CRYSTAL FAIRY Michael Cera: THE RICK MORANIS OF OUR GENERATION???

ALL JAMIE WANTS to do is take mescaline under the stars.

He's been reading The Doors of Perception, and he came to Chile determined to find out what Huxley was on about. It's easy to see why the idea of opening up perceptual doors has taken such a strong hold with Jamie—he is one uptight, closed-off motherfucker.

One night at a party, Jamie (intelligently played, against type, by Michael Cera) meets a girl who goes by "Crystal Fairy" (Gaby Hoffmann! The little girl who choked on a hot dog in Field of Dreams!). A fellow American, she's dancing like an idiot and he's standing against the wall with his arms crossed, which is a perfectly accurate distillation of their characters and relationship. Drunk and high, he invites her on the road trip he's got planned for the next day: He and three Chilean friends, brothers Champa (Juan Andrés Silva), Lel (José Miguel Silva), and Pilo (Agustín Silva), are going in search of the San Pedro cactus, which they plan to distill into mescaline and drink on the beach.

The next day, Jamie doesn't remember making the invitation—but Crystal Fairy remembers, and she tags along even though Jamie makes it clear that inviting her was a coke-addled mistake.

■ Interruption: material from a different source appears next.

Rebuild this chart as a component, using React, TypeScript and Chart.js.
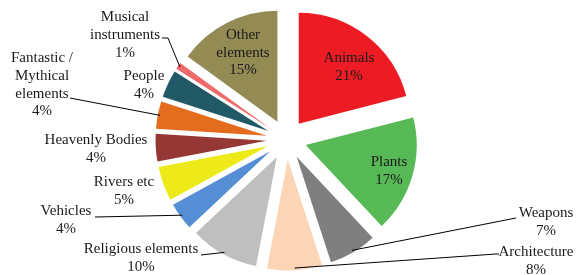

Crystal Fairy is a case of hipster vs. hippie: Jamie, controlled and controlling, is inflexible and dictatorial in his pursuit of fun, while Crystal Fairy is kind and embarrassing and uninhibited. (After seeing her naked, the boys take to calling her "Crystal Hairy," for reasons that are very, very obvious.) The three brothers serve as bemused witnesses, as uncertain as the audience as to which is more insufferable. But while its main characters aren't particularly likeable, they're also incredibly well-drawn and recognizable types, and the film functions beautifully as a two-pronged personality study of two ugly Americans looking for what they think they need, far from home.